There was a moment before we reached the spectacular views of Yosemite National Park when we found ourselves alone. The only sounds we heard were our footsteps on the path, chipmunks rustling in the brush and birds singing in the trees. Morning light came through the brilliant green pines and there was a sense of peace and tranquility we’ll never forget.
We had left the Sentinel Dome/Taft Point trail head at about 9 am and were walking a mile west to Taft Point. It’s an easy hike with mostly level ground, offers a look down through massive fissures in the rocks, and has the benefit of fewer crowds than many other trails. At the end, we found ourselves on a rocky cliff at an elevation of 7,500 feet looking out over the the Yosemite Valley and the grandeur the glaciers left so many years ago.
We doubled back about half a mile and headed north to Sentinel Dome (elevation 8,122 feet), about two and half miles if you turn right after crossing a creek, or a mile further if you do what we did: walk north along the rim. It’s an uphill, more difficult hike to Sentinel Dome but the views are magical along the way. And when you arrive, looking east to Half Dome, you should sit a while and enjoy before taking the mile walk back to the trailhead, all downhill. We did the six-mile hike in a leisurely four or five hours, but we weren’t counting.
From the trail head we drove north to Glacier Point, where we parked (there will be traffic in the lot) and wandered to the overlook for the panoramic view of the mountains. There are great hikes here, like the seven-mile Panorama Trail, though it will be more crowded than the earlier hike we opted for. After some well-deserved ice cream, we drove back to ur B&B, stopping at Tunnel View for the iconic look at El Capitan.
Yosemite Lodging
We opted for the Yosemite Blue Butterfly Inn, located at the edge of the park in El Portal, a perfect location for exploring Yosemite. It took us about 40 minutes to get to the Taft Point trail head. It’s a lovely bed and breakfast on the Merced River and from our second-floor room we listened to the water running throughout the night. Liz and Ron are wonderful hosts, and Liz will use her orange magic marker to trace some trails you can follow depending on your ambition.
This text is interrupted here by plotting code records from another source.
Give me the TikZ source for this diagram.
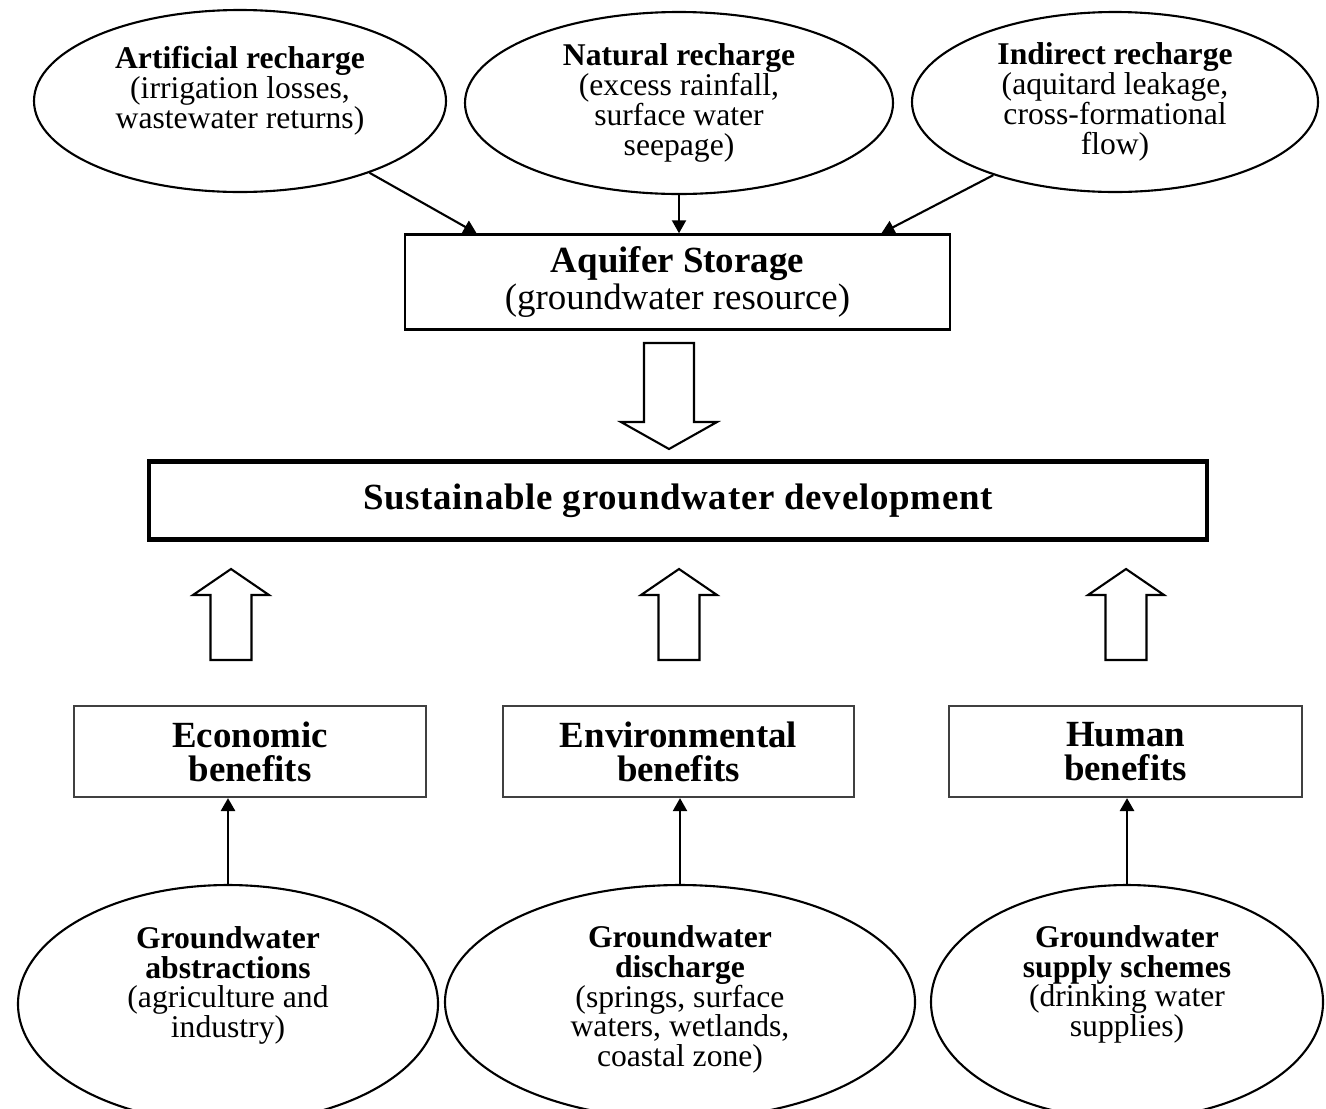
\documentclass[tikz,border=0pt]{standalone}
\usepackage{fontspec}
\setmainfont{Liberation Serif}
\usetikzlibrary{shapes.geometric,arrows.meta}

\begin{document}
\begin{tikzpicture}[
  oval/.style={ellipse,draw,line width=0.6pt,inner sep=0pt,align=center,font=\fontsize{9}{8.5}\selectfont},
  benbox/.style={rectangle,draw=black!75,line width=0.6pt,minimum width=3.52cm,minimum height=0.91cm,align=center,font=\fontsize{10.5}{9.7}\selectfont\bfseries},
  feed/.style={-{Triangle[length=1.3mm,width=1.4mm]},line width=0.6pt},
  hollow/.style={draw,line width=0.6pt,fill=white}
]
\clip (0,0) rectangle (13.26,-11.08);

% recharge
\node[oval,minimum width=4.12cm,minimum height=1.82cm,text depth=0.28cm] (art) at (2.40,-1.01) {\textbf{Artificial recharge}\\(irrigation losses,\\wastewater returns)};
\node[oval,minimum width=4.28cm,minimum height=1.82cm] (nat) at (6.79,-1.03) {\textbf{Natural recharge}\\(excess rainfall,\\surface water\\seepage)};
\node[oval,minimum width=4.06cm,minimum height=1.80cm] (ind) at (11.15,-1.02) {\textbf{Indirect recharge}\\(aquitard leakage,\\cross-formational\\flow)};

\node[draw,line width=0.8pt,minimum width=5.45cm,minimum height=0.90cm,align=center,font=\fontsize{10.5}{9.5}\selectfont] (aq) at (6.775,-2.82) {\textbf{Aquifer Storage}\\(groundwater resource)};

\draw[feed] (art.-29) -- ([xshift=0.73cm]aq.north west);
\draw[feed] (nat.south) -- (nat.south |- aq.north);
\draw[feed] (ind.211) -- ([xshift=-0.70cm]aq.north east);

\draw[hollow] (6.44,-3.43) -- (6.94,-3.43) -- (6.94,-4.22) -- (7.17,-4.22) -- (6.69,-4.49) -- (6.21,-4.22) -- (6.44,-4.22) -- cycle;

\node[draw,line width=1.4pt,minimum width=10.58cm,minimum height=0.78cm,font=\fontsize{10.5}{12}\selectfont\bfseries\addfontfeature{LetterSpace=2}] (sus) at (6.78,-5.005) {Sustainable groundwater development};

%\draw (sus.south) -- ++(0,-1);
\foreach \x in {2.31,6.79,11.26}
  \draw[hollow] (\x-0.205,-6.60) -- (\x-0.205,-5.95) -- (\x-0.38,-5.95) -- (\x,-5.69) -- (\x+0.38,-5.95) -- (\x+0.205,-5.95) -- (\x+0.205,-6.60) -- cycle;

% benefits
\node[benbox] (eco) at (2.50,-7.515) {Economic\\benefits};
\node[benbox,minimum width=3.51cm] (env) at (6.785,-7.515) {Environmental\\benefits};
\node[benbox,minimum width=3.53cm] (hum) at (11.255,-7.515) {Human\\benefits};

\node[oval,minimum width=4.20cm,minimum height=2.38cm,text depth=0.44cm] (gab) at (2.28,-10.04) {\textbf{Groundwater}\\\textbf{abstractions}\\(agriculture and\\industry)};
\node[oval,minimum width=4.70cm,minimum height=2.34cm,text depth=0.12cm] (gdis) at (6.80,-10.02) {\textbf{Groundwater}\\\textbf{discharge}\\(springs, surface\\waters, wetlands,\\coastal zone)};
\node[oval,minimum width=3.92cm,minimum height=2.34cm,text depth=0.42cm] (gsup) at (11.27,-10.02) {\textbf{Groundwater}\\\textbf{supply schemes}\\(drinking water\\supplies)};

\draw[feed,line width=0.8pt] (gab.north) -- (gab.north |- eco.south);
\draw[feed] (gdis.north) -- (gdis.north |- env.south);
\draw[feed,line width=0.8pt] (gsup.north) -- (gsup.north |- hum.south);
\end{tikzpicture}
\end{document}
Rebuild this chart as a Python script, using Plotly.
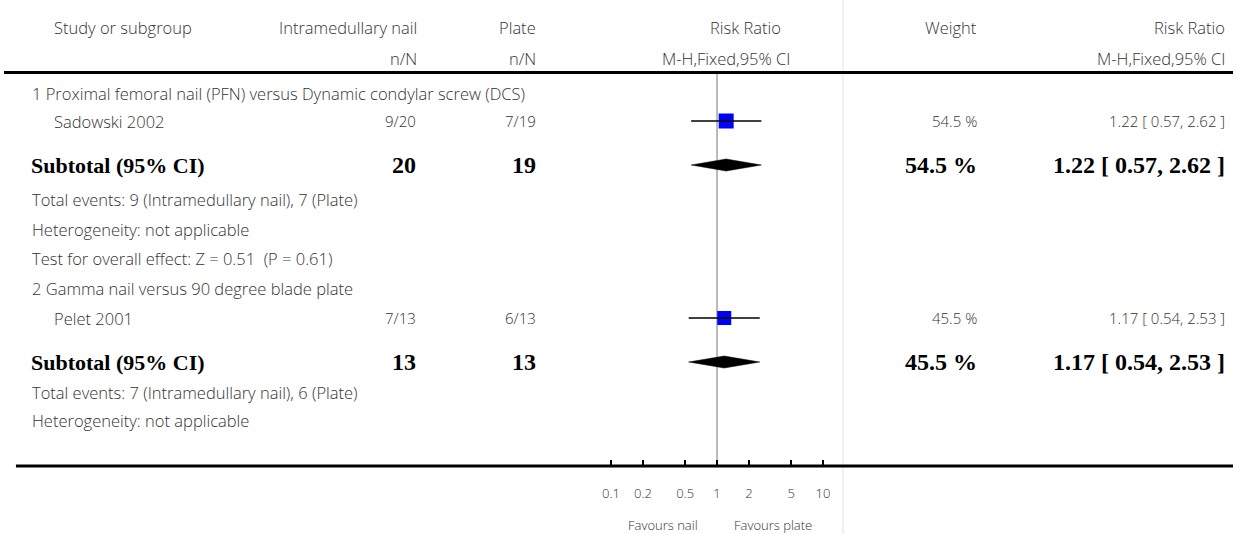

Since the B&B was built, the Yosemite View Lodge has been built around it and the B&B owners decided not to sell, so they sit surrounded by the complex which includes the lodge, shops and a restaurant or two. It reminded us of a Dr. Seuss story. Having the lodge close made dinner easy, and when we sat out on our private deck or on the main deck for breakfast, all thoughts vanished into the fluttering of hummingbirds and the sound of the river sweeping gently across the stones.
Toward Tuolumne Meadows
The next day we drove east across the park on Tioga Road, stopping several times on the two-hour drive to Lee Vining and 395 north toward Tahoe. The first stop was Olmsted Point where we wandered around the rocks with a view of Half Dome from the other side than we had yesterday. And just down the road is the serenity of Tenaya Lake, where we had a chance to dip our feet in the brilliant blue water.
Whoa Nellie Deli
Our destination was Lake Tahoe, and at Liz’s recommendation we stopped to eat at the gas station in Lee Vining, which we were told had the best food in the area. Who were we to argue? Inside the Mobil Station we found Whoa Nellie Deli, which lived up to its reputation. We enjoyed ahi tuna, seaweed salad, craft beer and more outside, all while overlooking Mono Lake (and the Mobil sign) before getting on the road to Tahoe.
South Lake Tahoe
We arrived in South Lake Tahoe at the Fireside Lodge, where we had time to ride bikes the lodge supplied and pedal a mile to Pope Beach for a swim in the brisk but pleasant water. In the morning, we drove to Inspiration Point for a peaceful view of Emerald Bay.